Selon une étude relayée par Futura-Sciences, un site web francophone dédié à la vulgarisation scientifique, et reprise par L’Indépendant du jeudi 3 avril 2025, le café, bien plus qu’un simple stimulant matinal, pourrait jouer un rôle insoupçonné dans la prévention du diabète type 2.

Des chercheurs des instituts Karolinska (Suède), Bristol (Royaume-Uni) et Imperial College London ont mis en évidence une corrélation intrigante entre les niveaux de caféine dans le sang, la masse graisseuse corporelle et de risque de développer cette maladie métabolique

La caféine, alliée inattendue contre le diabète ? L’étude, menée conjointement par ces chercheurs de l’Institut Karolinska en Suède, de l’Université de Bristol au Royaume-Uni et de l’Imperial College London, révèle ces résultats surprenants. Les scientifiques ont constaté que des concentrations plus élevées de caféine dans le plasma sanguin étaient associées à un indice de masse corporelle (IMC) plus faible et à une masse graisseuse corporelle réduite.

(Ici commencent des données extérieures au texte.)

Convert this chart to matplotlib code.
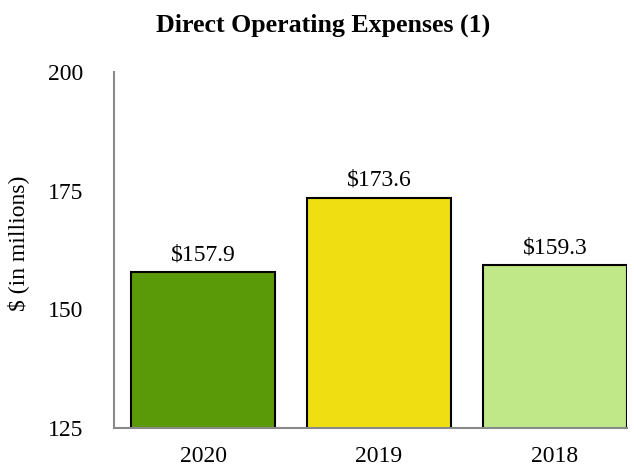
import matplotlib.pyplot as plt

years = ['2020', '2019', '2018']
expenses = [157.9, 173.6, 159.3]
bar_colors = ['#5a9a08', '#efdf12', '#c0e888']

plt.rcParams['font.family'] = ['Liberation Serif', 'DejaVu Serif']
plt.rcParams['font.size'] = 17

fig = plt.figure(figsize=(6.34, 4.68), dpi=100)
ax = fig.add_axes([0.18, 0.0855, 0.809, 0.76])

x = range(len(years))
bars = ax.bar(x, expenses, width=0.82, color=bar_colors,
              edgecolor='black', linewidth=1.5, zorder=2)

for rect, val in zip(bars, expenses):
    ax.annotate(f'${val:.1f}', (rect.get_x() + rect.get_width() / 2, val),
                xytext=(0, 5), textcoords='offset points',
                ha='center', va='bottom', fontsize=17)

ax.set_ylim(125, 200)
ax.set_yticks([125, 150, 175, 200])
ax.set_xlim(-0.506, 2.41)
ax.set_xticks(list(x))
ax.set_xticklabels(years)

ax.tick_params(axis='y', length=0, pad=22)
ax.tick_params(axis='x', length=0, pad=13)

for side in ['top', 'right']:
    ax.spines[side].set_visible(False)
for side in ['left', 'bottom']:
    ax.spines[side].set_color('#898989')
    ax.spines[side].set_linewidth(1.5)

ax.set_ylabel('$ (in millions)', fontsize=17)
ax.yaxis.set_label_coords(-0.166, 0.52)

fig.suptitle('Direct Operating Expenses (1)', fontsize=18.6, fontweight='bold',
             x=0.509, y=0.947, va='center')

fig.savefig('out.png', dpi=100)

Plus intéressant encore, ces niveaux élevés de caféine semblaient être liés à une diminution du risque de développer un diabète de type 2. Les chercheurs ont estimé qu’environ la moitié de l’effet de la caféine sur la réduction du risque de diabète serait due à la diminution de l’IMC.

Ces résultats, publiés dans BMJ médecine, indiquent, aussi, que près de la moitié des effets bénéfiques de la caféine proviendraient de la réduction de la masse de graisse. Ces conclusions pourraient ouvrir la voie à de nouvelles stratégies de prévention basées sur la consommation de boissons caféinées sans calories et de nouvelles perspectives sur les bienfaits potentiels de notre boisson préférée.

Ces résultats ouvrent la voie à de nouvelles pistes de recherche sur l’utilisation potentielle de boissons caféinées sans calories comme moyen d’aider à réduire les niveaux de graisse corporelle.